Bank of Japan (BOJ) Governor Haruhiko Kuroda gestures during a news conference at the BOJ headquarters in Tokyo June 19, 2015.  REUTERS/Thomas Peter  Haruhiko Kuroda, the Bank of Japan governor, at a news conference at the BOJ headquarters in Tokyo. Thomson Reuters
The Bank of Japan refrained from cutting interest rates from -0.1% at its September monetary-policy meeting, choosing instead to modify its existing policy framework.
Instead of targeting an annual increase in the nation's monetary base of about 80 trillion yen, the bank will now target the shape of the Japanese yield curve, announcing that it will purchase Japanese government bonds, or JGBs, with the aim of keeping the 10-year JGB rate "more or less at the current level" of about 0%.
"With a view to achieving the price-stability target of 2% at the earliest possible time, the bank decided to introduce 'QQE with yield-curve control,'" the bank said.

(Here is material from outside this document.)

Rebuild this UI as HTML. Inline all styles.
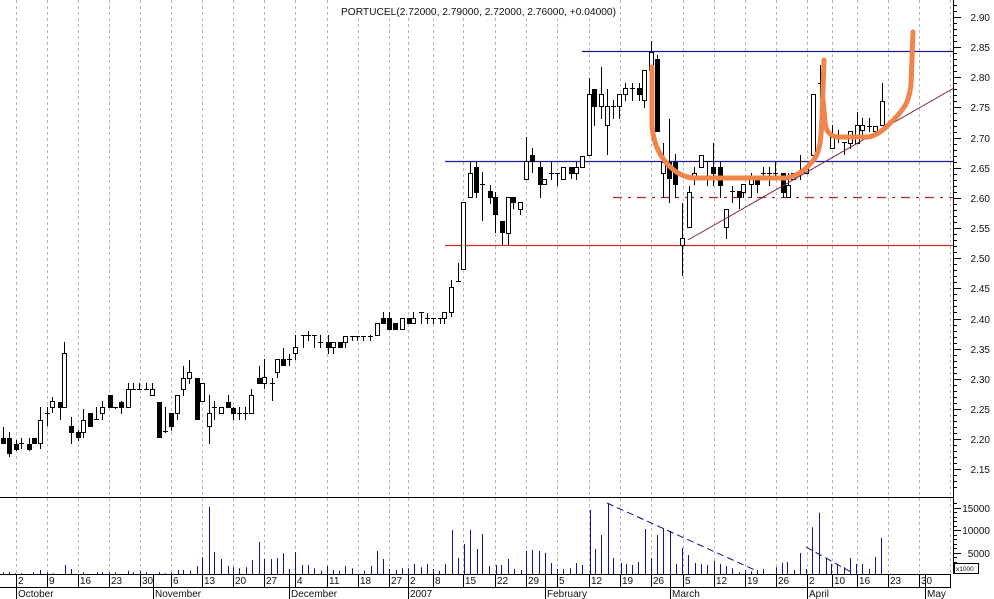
<!DOCTYPE html>
<html><head><meta charset="utf-8">
<style>
html,body{margin:0;padding:0;background:#fff;}
svg{display:block;}
text{font-family:"Liberation Sans",Arial,sans-serif;fill:#111;}
</style></head>
<body>
<svg id="c" width="994" height="599" viewBox="0 0 994 599" xmlns="http://www.w3.org/2000/svg">
<rect x="0" y="0" width="994" height="599" fill="#fff"/>
<g id="grid"></g>
<g id="levels"></g>
<g id="vol"></g>
<g id="candles"></g>
<g id="over"></g>
<g id="axis"></g>
<rect x="338" y="0" width="282" height="17" fill="#fff"/>
<text x="341" y="15" font-size="10.5" textLength="275" lengthAdjust="spacingAndGlyphs">PORTUCEL(2.72000, 2.79000, 2.72000, 2.76000, +0.04000)</text>
<g font-size="10" text-anchor="end">
<text x="990" y="21">2.90</text>
<text x="990" y="51">2.85</text>
<text x="990" y="81">2.80</text>
<text x="990" y="111">2.75</text>
<text x="990" y="142">2.70</text>
<text x="990" y="172">2.65</text>
<text x="990" y="202">2.60</text>
<text x="990" y="232">2.55</text>
<text x="990" y="262">2.50</text>
<text x="990" y="292">2.45</text>
<text x="990" y="323">2.40</text>
<text x="990" y="353">2.35</text>
<text x="990" y="383">2.30</text>
<text x="990" y="413">2.25</text>
<text x="990" y="443">2.20</text>
<text x="990" y="473">2.15</text>
<text x="990" y="512">15000</text>
<text x="990" y="534">10000</text>
<text x="990" y="557">5000</text>
</g>
<rect x="954.5" y="563.5" width="24" height="10" fill="#fff" stroke="#000" stroke-width="1"/>
<text x="956" y="571" font-size="6.5">x1000</text>
<g font-size="10">
<text x="18" y="584">2</text>
<text x="49" y="584">9</text>
<text x="80" y="584">16</text>
<text x="111" y="584">23</text>
<text x="142" y="584">30</text>
<text x="173" y="584">6</text>
<text x="204" y="584">13</text>
<text x="235" y="584">20</text>
<text x="266" y="584">27</text>
<text x="297" y="584">4</text>
<text x="329" y="584">11</text>
<text x="360" y="584">18</text>
<text x="391" y="584">27</text>
<text x="410" y="584">2</text>
<text x="435" y="584">8</text>
<text x="465" y="584">15</text>
<text x="497" y="584">22</text>
<text x="528" y="584">29</text>
<text x="559" y="584">5</text>
<text x="591" y="584">12</text>
<text x="622" y="584">19</text>
<text x="653" y="584">26</text>
<text x="685" y="584">5</text>
<text x="716" y="584">12</text>
<text x="747" y="584">19</text>
<text x="778" y="584">26</text>
<text x="809" y="584">2</text>
<text x="834" y="584">10</text>
<text x="859" y="584">16</text>
<text x="890" y="584">23</text>
<text x="921" y="584">30</text>
<text x="18" y="597">October</text>
<text x="155" y="597">November</text>
<text x="291" y="597">December</text>
<text x="410" y="597">2007</text>
<text x="547" y="597">February</text>
<text x="672" y="597">March</text>
<text x="809" y="597">April</text>
<text x="927" y="597">May</text>
</g>
</svg>
<script>
(function(){
var NS='http://www.w3.org/2000/svg';
function el(parent,tag,a){var e=document.createElementNS(NS,tag);for(var k in a)e.setAttribute(k,a[k]);document.getElementById(parent).appendChild(e);return e;}
var gx=[15.6,46.7,78,109.3,140.3,171.3,202.3,233.3,264.3,295.3,326.7,358,389,408.3,432.7,463.3,494.7,526,557,589,620,651,683,714,745,776,807,832,857,888,919,950];
gx.forEach(function(x){var X=Math.round(x)+0.5;el('grid','line',{x1:X,y1:0,x2:X,y2:574,stroke:'#b8b8b8','stroke-width':1,'stroke-dasharray':'3,3'});});
el('levels','line',{x1:582,y1:51.5,x2:953,y2:51.5,stroke:'#1c1ca0','stroke-width':1.2});
el('levels','line',{x1:445,y1:161.5,x2:953,y2:161.5,stroke:'#1c1ca0','stroke-width':1.2});
el('levels','line',{x1:445,y1:245.5,x2:953,y2:245.5,stroke:'#d42a2a','stroke-width':1.3});
el('levels','line',{x1:613,y1:197.5,x2:953,y2:197.5,stroke:'#b02828','stroke-width':1.2,'stroke-dasharray':'9,6,3,6'});
var vb=[[2.7,572.3],[9,572.3],[15,573.3],[21.3,573.3],[33.3,572.3],[40.3,570],[46.7,572.3],[52.7,573.3],[65.3,565],[71,569],[83.3,572.3],[96.7,572.3],[102.3,572.3],[109,572.3],[115.3,572.3],[127.7,570.7],[133.3,572.3],[140,570.7],[146,572.3],[159.3,572.3],[165,573.3],[171.3,572.3],[177.7,570],[183.3,570],[190,570.7],[196.7,566],[202.3,557.3],[208.7,506.7],[214.3,552],[221,559],[227.7,566],[233.3,567.3],[239.3,568.3],[245.7,567.3],[252.3,560],[258.7,542],[264.3,559],[271,559],[277.3,558],[283.3,553.3],[289.3,569],[295.3,552],[302.3,565],[308.3,565],[314.3,568.3],[320.7,570.7],[327.3,566],[333.3,570],[339.3,570.7],[345.3,566],[351.7,568.3],[364.3,570.7],[370.7,566],[377,551],[383.3,559],[389.3,569],[395.7,570],[401.7,568.3],[408.3,568.3],[414.3,564],[420.7,567.3],[426.7,564],[432.7,569],[439.3,570.7],[445.3,564],[451.7,530],[458,558],[464,544],[470,530],[476.7,549],[482.3,534],[489.3,566],[495.7,565],[501.3,565],[508.3,559],[514,569],[520.7,570],[526.3,551],[532.3,550],[539,551],[544.7,553],[551.3,563],[557.3,569.3],[563.3,569],[570,568.3],[575.7,563],[582.3,565],[589.7,510],[594.7,549],[601.3,535],[607.7,503.3],[613.3,558],[620.7,563],[626.3,564],[632.3,565],[638.3,562],[644.7,529],[651.3,558],[656.7,535],[663.3,528.3],[669.7,531],[675.7,564],[682.3,548],[688.3,555],[694.7,563],[700.7,564],[707.3,565],[714,561],[719.7,564],[726.3,566],[732.3,568.3],[739,572.3],[744.7,570],[750.7,571.3],[757.3,570],[763.3,569],[769.7,573.7],[775.7,567.3],[781.7,563],[787.3,562],[794,570],[800,553],[806.3,569],[812.3,527.3],[819,512.7],[825.7,558],[831.3,564],[837.3,565],[844,567.3],[850,558],[856.3,564],[862.3,564],[869,569],[875,557],[881.3,538]];
vb.forEach(function(b){var X=Math.round(b[0])+0.5;el('vol','line',{x1:X,y1:b[1],x2:X,y2:574,stroke:'#101090','stroke-width':1});});
el('vol','line',{x1:607,y1:503,x2:757,y2:571,stroke:'#101080','stroke-width':1,'stroke-dasharray':'7,4'});
el('vol','line',{x1:806,y1:547,x2:851,y2:572,stroke:'#101080','stroke-width':1,'stroke-dasharray':'7,4'});
var cd=[[3,427,443,438,443,1],[9,432,456,438,453,1],[16,440,450,444,449,1],[21,438,448,443,443,0],[29,438,450,444,449,1],[34,438,443,438,443,1],[40,407,448,420,443,0],[47,407,425,413,413,0],[52,397,412,401,407,0],[60,402,419,402,407,1],[64,342,407,353,407,0],[71,417,443,426,432,1],[78,430,440,432,437,1],[83,409,437,420,432,0],[90,413,426,413,426,1],[96,407,419,419,419,0],[102,401,419,407,413,0],[110,395,407,395,407,1],[115,407,408,407,407,0],[121,401,413,402,407,1],[128,383,407,389,407,0],[133,383,389,389,389,0],[139,383,389,389,389,0],[146,383,389,389,389,0],[152,383,395,389,395,0],[159,402,437,402,437,1],[165,407,432,431,431,0],[171,413,430,413,426,1],[177,395,419,395,413,0],[183,366,395,378,389,0],[189,360,383,372,378,0],[197,378,419,378,419,1],[202,383,401,383,401,0],[209,395,443,413,426,0],[214,401,419,407,407,0],[221,407,413,407,413,0],[228,395,407,402,407,1],[233,407,419,408,413,1],[239,407,419,413,413,0],[245,407,419,413,413,0],[251,389,413,395,413,0],[259,366,383,378,383,1],[264,359,388,377,383,0],[272,378,400,383,383,0],[277,359,377,359,372,0],[283,348,365,359,365,1],[289,354,365,359,359,0],[295,335,359,347,353,0],[303,335,347,335,335,0],[308,331,340,335,335,0],[314,335,347,335,335,0],[320,335,347,342,342,0],[328,335,353,342,347,1],[333,342,353,342,347,0],[340,342,347,342,347,1],[345,336,347,336,342,0],[352,336,340,336,336,0],[357,336,340,336,336,0],[363,336,340,336,336,0],[370,335,340,336,336,0],[377,323,335,323,335,0],[383,312,323,318,323,1],[389,312,329,318,329,1],[395,323,329,323,329,1],[402,318,329,318,329,0],[409,318,323,318,323,1],[413,312,323,318,323,0],[421,312,323,312,312,0],[427,313,323,318,318,0],[433,318,323,318,318,0],[440,318,323,318,318,0],[444,312,323,312,318,0],[451,280,316,287,312,0],[458,263,281,281,281,0],[463,202,269,202,269,0],[470,162,197,173,197,0],[476,162,197,167,192,1],[482,172,220,184,184,0],[490,185,203,191,197,1],[495,192,232,197,214,1],[502,221,244,221,232,1],[508,197,244,197,233,0],[513,197,208,197,202,1],[520,202,214,202,209,0],[526,137,179,161,179,0],[532,148,172,155,161,1],[540,162,197,167,184,1],[544,179,184,179,184,0],[551,162,179,173,173,0],[557,173,185,173,173,0],[563,167,179,167,179,0],[571,167,178,167,173,1],[576,162,179,167,173,0],[582,156,167,156,167,0],[589,78,155,94,155,0],[594,89,125,89,106,1],[601,67,118,94,106,0],[607,89,154,106,125,0],[613,100,118,106,106,0],[619,94,118,94,106,0],[625,83,100,88,94,0],[632,83,100,88,88,0],[639,83,100,88,94,1],[644,70,107,70,100,0],[651,41,70,52,70,0],[657,55,131,59,131,1],[663,143,197,162,173,0],[669,119,202,162,178,1],[675,154,197,162,184,1],[682,203,275,238,245,0],[689,186,227,192,227,0],[694,167,184,173,178,0],[701,155,167,155,167,0],[707,161,185,161,161,0],[713,143,185,167,173,1],[720,162,197,167,185,1],[726,209,238,209,227,0],[732,186,202,191,191,0],[739,191,208,191,197,1],[743,184,197,184,192,0],[751,173,197,179,184,0],[757,179,192,179,184,1],[763,167,179,173,173,0],[769,167,185,173,173,0],[775,162,179,173,173,0],[783,173,197,173,192,1],[788,173,197,185,197,0],[793,173,179,173,179,0],[800,155,179,173,173,0],[806,167,173,167,173,0],[813,94,155,94,155,0],[820,65,97,83,83,0],[832,125,148,137,148,0],[838,130,142,137,137,0],[844,142,154,142,142,0],[850,132,148,131,143,0],[857,112,143,125,143,0],[862,118,135,125,130,0],[869,118,131,126,126,0],[875,126,131,126,131,0],[882,83,125,101,125,0]];
cd.forEach(function(c){
  var X=Math.round(c[0]);
  el('candles','line',{x1:X+0.5,y1:c[1],x2:X+0.5,y2:c[2]+1,stroke:'#000','stroke-width':1});
  if(c[3]===c[4]){
    el('candles','line',{x1:X-2,y1:c[3]+0.5,x2:X+3,y2:c[3]+0.5,stroke:'#000','stroke-width':1});
  } else {
    el('candles','rect',{x:X-1.5,y:c[3]+0.5,width:4,height:c[4]-c[3],fill:c[5]?'#000':'#fff',stroke:'#000','stroke-width':1});
  }
});
el('over','line',{x1:688,y1:240,x2:954,y2:88,stroke:'#802040','stroke-width':1});
el('over','path',{d:'M652,67 L652,125 C653,140 657,150 664,160 C672,170 680,176 692,178 L786,178 C798,176 808,168 815,158 C820,150 821,140 822,118 L824,60',fill:'none',stroke:'#f0844a','stroke-width':5,'stroke-linecap':'round','stroke-linejoin':'round'});
el('over','path',{d:'M823,100 L825,122 C826,132 830,136 838,137 L868,137 C878,136 888,126 898,115 C906,106 909,100 911,85 L913,32',fill:'none',stroke:'#f0844a','stroke-width':5,'stroke-linecap':'round','stroke-linejoin':'round'});
el('axis','line',{x1:953.5,y1:0,x2:953.5,y2:574,stroke:'#000','stroke-width':1});
el('axis','line',{x1:0,y1:497.5,x2:953,y2:497.5,stroke:'#000','stroke-width':1});
el('axis','line',{x1:0,y1:574.5,x2:951,y2:574.5,stroke:'#000','stroke-width':1});
el('axis','line',{x1:0,y1:587.5,x2:951,y2:587.5,stroke:'#000','stroke-width':1});
el('axis','line',{x1:950.5,y1:574,x2:950.5,y2:588,stroke:'#000','stroke-width':1});
for(var i=-2;i<=78;i++){var p=2.90-i*0.01;var y=17+(2.90-p)*603;if(y<1||y>495)continue;var Y=Math.round(y)+0.5;var major=(i%5===0);el('axis','line',{x1:954,y1:Y,x2:major?961:957,y2:Y,stroke:'#000','stroke-width':1});}
for(var v=0;v<=16000;v+=1000){var y2=575-v*0.00447;if(y2<499||y2>573)continue;var Y2=Math.round(y2)+0.5;el('axis','line',{x1:954,y1:Y2,x2:(v%5000===0)?961:957,y2:Y2,stroke:'#000','stroke-width':1});}
var ds=[15.6,46.7,78,109.3,140.3,171.3,202.3,233.3,264.3,295.3,326.7,358,389,408.3,432.7,463.3,494.7,526,557,589,620,651,683,714,745,776,807,832,857,888,919];
ds.forEach(function(x){var X=Math.round(x)+0.5;el('axis','line',{x1:X,y1:574,x2:X,y2:588,stroke:'#000','stroke-width':1});});
var ms=[15.6,152.7,289.3,408.3,544.7,669.7,806.7,924.7];
ms.forEach(function(x){var X=Math.round(x)+0.5;el('axis','line',{x1:X,y1:574,x2:X,y2:599,stroke:'#000','stroke-width':1});});
})();
</script>
</body></html>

"With regard to the amount of JGBs to be purchased, the bank will conduct purchases more or less in line with the current pace — an annual pace of increase in the amount of outstanding of its JGB holdings at about 80 trillion yen."
So while the scale of asset purchases is expected to be roughly the same as it was previously, the bank is now targeting interest-rate levels, not just the size of its asset purchases.
To target the shape of the yield curve, the bank will now target JGBs "with a wide range of maturities," scrapping the previous stance of purchasing securities with a set time frame to maturity of seven to 12 years.
This will allow for greater flexibility in terms of policy settings, allowing the BOJ to make necessary adjustments based on the inflation outlook.
The bank also announced an "inflation-overshooting commitment," essentially a pledge to expand the nation's monetary base until the annual increase in consumer price inflation (CPI) exceeds its price stability target of 2% "and stays above the target in a stable manner."
The pledge to overshoot on the inflation target, coupled with greater policy flexibility now available to the bank to achieve that goal, has, for the moment, been welcomed by financial markets.
The Japanese yen has weakened, with the USD/JPY trading at 102.58, up 0.88% for the session. The Nikkei is also rallying, sitting up 1.23% as of 2 p.m. in Tokyo.
Bond yields, now central to BOJ monetary policy moving forward, have also lifted. The 10-year JGB yield sits at -0.022%, having traded at -0.049% just moments before the decision was released. It briefly rose to 0%, a level that had not been seen since the middle of March.